INFORMATION PROVIDED:
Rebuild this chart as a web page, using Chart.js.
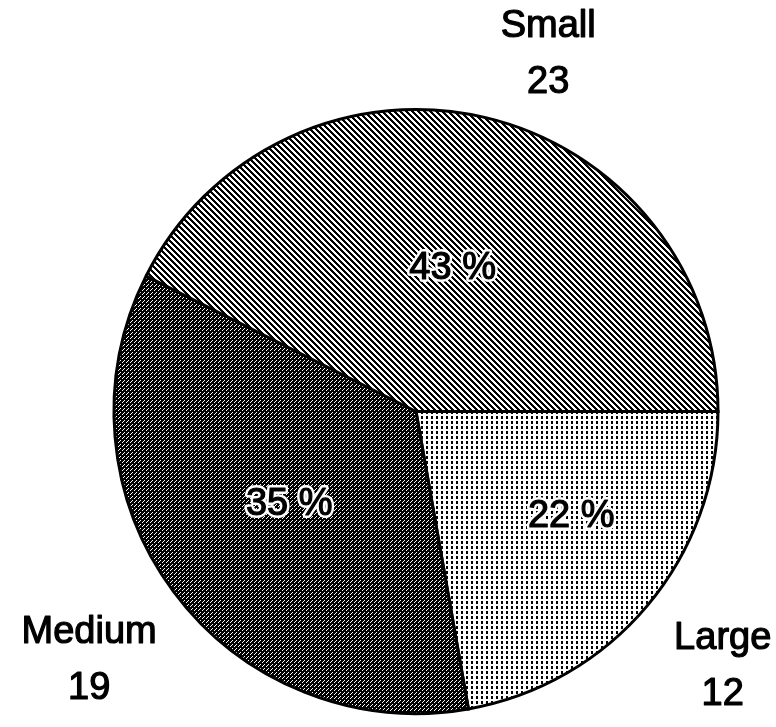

==

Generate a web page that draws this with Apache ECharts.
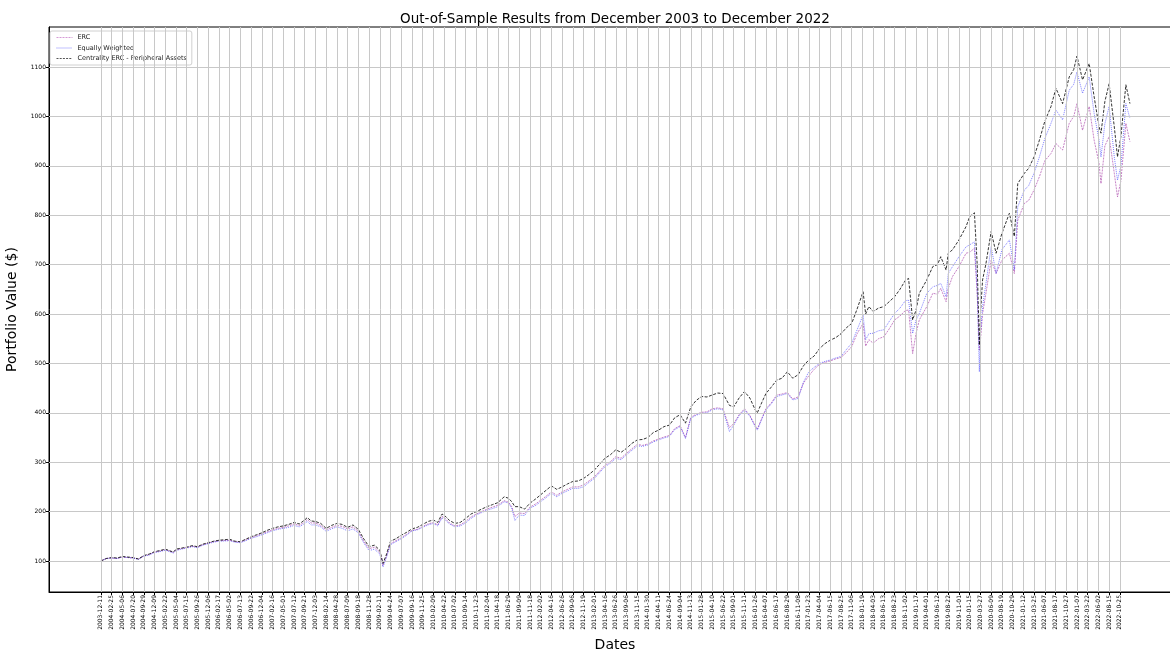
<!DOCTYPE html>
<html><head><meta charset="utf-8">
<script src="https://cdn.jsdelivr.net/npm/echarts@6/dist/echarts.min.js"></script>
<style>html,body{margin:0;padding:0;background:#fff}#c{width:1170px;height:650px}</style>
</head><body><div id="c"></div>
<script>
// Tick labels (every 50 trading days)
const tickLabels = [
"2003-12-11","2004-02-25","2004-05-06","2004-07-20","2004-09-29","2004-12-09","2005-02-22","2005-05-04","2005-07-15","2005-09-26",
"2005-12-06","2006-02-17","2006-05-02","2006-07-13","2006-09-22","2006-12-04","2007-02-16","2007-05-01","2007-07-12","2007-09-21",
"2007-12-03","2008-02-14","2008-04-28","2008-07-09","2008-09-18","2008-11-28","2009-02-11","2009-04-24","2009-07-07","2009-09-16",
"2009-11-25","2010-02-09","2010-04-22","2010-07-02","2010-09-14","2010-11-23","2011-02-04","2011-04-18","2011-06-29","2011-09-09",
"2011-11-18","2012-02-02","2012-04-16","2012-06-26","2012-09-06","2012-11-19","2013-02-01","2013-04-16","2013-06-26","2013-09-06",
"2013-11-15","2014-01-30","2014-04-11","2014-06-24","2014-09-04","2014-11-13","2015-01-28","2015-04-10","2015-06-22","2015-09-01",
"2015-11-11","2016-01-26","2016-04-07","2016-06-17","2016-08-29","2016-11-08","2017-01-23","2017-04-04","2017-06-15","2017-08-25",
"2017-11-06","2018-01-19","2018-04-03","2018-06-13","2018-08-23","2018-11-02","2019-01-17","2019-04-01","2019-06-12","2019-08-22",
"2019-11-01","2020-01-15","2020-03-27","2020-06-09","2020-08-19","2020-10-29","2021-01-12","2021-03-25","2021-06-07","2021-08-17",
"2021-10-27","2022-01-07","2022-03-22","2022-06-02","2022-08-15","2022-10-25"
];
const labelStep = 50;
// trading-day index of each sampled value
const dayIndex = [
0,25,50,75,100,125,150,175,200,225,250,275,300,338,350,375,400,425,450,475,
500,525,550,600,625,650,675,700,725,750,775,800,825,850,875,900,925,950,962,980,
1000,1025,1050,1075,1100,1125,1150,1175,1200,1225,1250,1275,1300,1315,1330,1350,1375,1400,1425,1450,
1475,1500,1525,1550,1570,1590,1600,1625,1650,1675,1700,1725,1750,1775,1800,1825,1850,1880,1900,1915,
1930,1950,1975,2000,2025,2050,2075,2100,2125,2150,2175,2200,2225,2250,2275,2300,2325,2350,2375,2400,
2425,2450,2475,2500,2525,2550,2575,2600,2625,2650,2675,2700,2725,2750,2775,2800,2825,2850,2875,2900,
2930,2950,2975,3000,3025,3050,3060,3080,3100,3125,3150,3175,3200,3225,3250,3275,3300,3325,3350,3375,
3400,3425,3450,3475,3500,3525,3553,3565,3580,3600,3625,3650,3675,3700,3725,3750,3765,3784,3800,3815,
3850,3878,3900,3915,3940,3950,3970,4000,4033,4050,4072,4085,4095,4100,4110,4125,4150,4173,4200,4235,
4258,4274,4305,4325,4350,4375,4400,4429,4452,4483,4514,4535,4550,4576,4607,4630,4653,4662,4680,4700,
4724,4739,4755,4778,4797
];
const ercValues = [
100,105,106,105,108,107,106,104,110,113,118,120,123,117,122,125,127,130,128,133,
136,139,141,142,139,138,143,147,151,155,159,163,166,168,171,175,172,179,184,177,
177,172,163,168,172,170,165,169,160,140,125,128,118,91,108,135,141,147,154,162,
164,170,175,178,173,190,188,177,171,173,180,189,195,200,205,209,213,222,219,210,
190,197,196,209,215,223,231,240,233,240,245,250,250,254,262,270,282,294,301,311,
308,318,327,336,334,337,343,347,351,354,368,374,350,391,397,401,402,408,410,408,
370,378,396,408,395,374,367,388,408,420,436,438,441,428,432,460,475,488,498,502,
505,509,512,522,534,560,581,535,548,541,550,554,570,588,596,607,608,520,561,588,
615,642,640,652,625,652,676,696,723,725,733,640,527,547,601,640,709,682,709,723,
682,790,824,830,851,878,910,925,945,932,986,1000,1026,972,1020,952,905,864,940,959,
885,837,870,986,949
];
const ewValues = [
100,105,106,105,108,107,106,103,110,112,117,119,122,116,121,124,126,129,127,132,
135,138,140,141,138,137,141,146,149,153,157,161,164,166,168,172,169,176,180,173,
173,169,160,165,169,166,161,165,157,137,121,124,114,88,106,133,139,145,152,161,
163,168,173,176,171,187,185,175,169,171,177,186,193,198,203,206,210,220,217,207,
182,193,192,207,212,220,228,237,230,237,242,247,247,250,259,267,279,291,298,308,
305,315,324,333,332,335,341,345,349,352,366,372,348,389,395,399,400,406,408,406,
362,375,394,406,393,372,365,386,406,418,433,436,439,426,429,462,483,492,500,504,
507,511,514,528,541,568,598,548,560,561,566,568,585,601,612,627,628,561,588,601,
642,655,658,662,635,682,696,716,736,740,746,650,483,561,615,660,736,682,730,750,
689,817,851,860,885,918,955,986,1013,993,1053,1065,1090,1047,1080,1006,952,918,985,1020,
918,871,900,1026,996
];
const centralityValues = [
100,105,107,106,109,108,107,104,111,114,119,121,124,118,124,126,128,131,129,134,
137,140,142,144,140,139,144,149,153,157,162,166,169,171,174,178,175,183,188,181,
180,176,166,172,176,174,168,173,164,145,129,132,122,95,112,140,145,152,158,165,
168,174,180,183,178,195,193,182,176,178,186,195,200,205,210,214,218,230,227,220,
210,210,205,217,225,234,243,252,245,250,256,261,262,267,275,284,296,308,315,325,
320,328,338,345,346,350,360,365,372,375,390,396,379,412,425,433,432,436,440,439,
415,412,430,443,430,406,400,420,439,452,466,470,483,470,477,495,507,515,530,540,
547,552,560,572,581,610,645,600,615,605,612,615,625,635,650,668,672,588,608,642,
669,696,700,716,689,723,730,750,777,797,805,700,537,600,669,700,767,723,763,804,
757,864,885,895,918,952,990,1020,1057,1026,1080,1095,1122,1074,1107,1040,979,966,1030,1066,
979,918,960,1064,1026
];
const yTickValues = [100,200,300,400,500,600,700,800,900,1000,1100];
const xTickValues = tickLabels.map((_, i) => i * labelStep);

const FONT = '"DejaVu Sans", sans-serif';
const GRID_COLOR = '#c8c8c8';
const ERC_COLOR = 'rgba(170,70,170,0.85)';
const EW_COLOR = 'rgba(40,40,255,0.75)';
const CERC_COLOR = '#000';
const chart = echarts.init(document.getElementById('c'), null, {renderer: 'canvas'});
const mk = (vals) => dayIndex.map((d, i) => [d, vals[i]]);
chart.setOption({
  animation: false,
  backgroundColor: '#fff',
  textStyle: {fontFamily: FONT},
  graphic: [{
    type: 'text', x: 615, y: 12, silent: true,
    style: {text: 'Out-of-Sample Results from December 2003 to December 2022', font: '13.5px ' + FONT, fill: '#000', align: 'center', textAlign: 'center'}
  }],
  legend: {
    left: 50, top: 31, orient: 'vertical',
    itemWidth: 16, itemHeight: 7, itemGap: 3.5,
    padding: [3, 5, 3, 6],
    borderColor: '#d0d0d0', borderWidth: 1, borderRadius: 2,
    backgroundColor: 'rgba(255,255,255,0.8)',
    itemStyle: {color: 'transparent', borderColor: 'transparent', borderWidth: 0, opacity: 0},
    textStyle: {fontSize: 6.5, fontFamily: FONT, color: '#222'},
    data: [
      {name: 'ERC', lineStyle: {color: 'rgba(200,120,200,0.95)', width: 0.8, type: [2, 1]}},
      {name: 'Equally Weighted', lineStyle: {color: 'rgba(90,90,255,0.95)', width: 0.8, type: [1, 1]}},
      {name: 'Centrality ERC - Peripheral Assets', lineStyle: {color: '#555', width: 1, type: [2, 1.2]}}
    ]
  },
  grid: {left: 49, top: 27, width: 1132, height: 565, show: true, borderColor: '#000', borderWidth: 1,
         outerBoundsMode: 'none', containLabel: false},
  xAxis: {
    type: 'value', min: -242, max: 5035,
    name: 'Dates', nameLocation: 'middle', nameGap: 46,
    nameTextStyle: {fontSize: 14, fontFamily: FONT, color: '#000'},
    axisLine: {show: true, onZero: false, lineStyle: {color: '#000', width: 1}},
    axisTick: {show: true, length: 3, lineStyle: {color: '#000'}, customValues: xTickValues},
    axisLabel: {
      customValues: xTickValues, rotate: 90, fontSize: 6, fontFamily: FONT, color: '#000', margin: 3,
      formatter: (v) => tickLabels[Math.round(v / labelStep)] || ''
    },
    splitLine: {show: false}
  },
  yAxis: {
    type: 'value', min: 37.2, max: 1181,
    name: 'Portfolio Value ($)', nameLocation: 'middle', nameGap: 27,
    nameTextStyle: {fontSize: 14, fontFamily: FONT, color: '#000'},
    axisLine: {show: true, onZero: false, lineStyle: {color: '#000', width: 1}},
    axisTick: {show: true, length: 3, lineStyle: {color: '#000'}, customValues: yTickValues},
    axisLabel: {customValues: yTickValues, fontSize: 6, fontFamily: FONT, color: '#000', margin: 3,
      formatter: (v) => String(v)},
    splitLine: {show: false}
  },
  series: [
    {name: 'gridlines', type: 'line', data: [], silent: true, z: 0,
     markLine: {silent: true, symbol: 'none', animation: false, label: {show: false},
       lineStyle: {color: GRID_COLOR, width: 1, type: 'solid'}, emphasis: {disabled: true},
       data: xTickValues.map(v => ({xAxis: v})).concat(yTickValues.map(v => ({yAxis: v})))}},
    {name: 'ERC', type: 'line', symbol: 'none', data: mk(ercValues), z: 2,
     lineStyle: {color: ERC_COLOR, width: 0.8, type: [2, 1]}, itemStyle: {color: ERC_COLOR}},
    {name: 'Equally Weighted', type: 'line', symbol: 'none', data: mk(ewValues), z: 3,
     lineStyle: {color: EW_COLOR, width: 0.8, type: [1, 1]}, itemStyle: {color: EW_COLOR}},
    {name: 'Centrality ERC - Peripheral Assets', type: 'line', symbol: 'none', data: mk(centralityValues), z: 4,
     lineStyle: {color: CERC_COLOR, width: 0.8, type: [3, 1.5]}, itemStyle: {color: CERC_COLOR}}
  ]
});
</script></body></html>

DIRECTION: Where a line holds "this", copy it out.

RESPONSE:
Rebuild this chart as a web page, using Chart.js.
Generate a web page that draws this with Apache ECharts.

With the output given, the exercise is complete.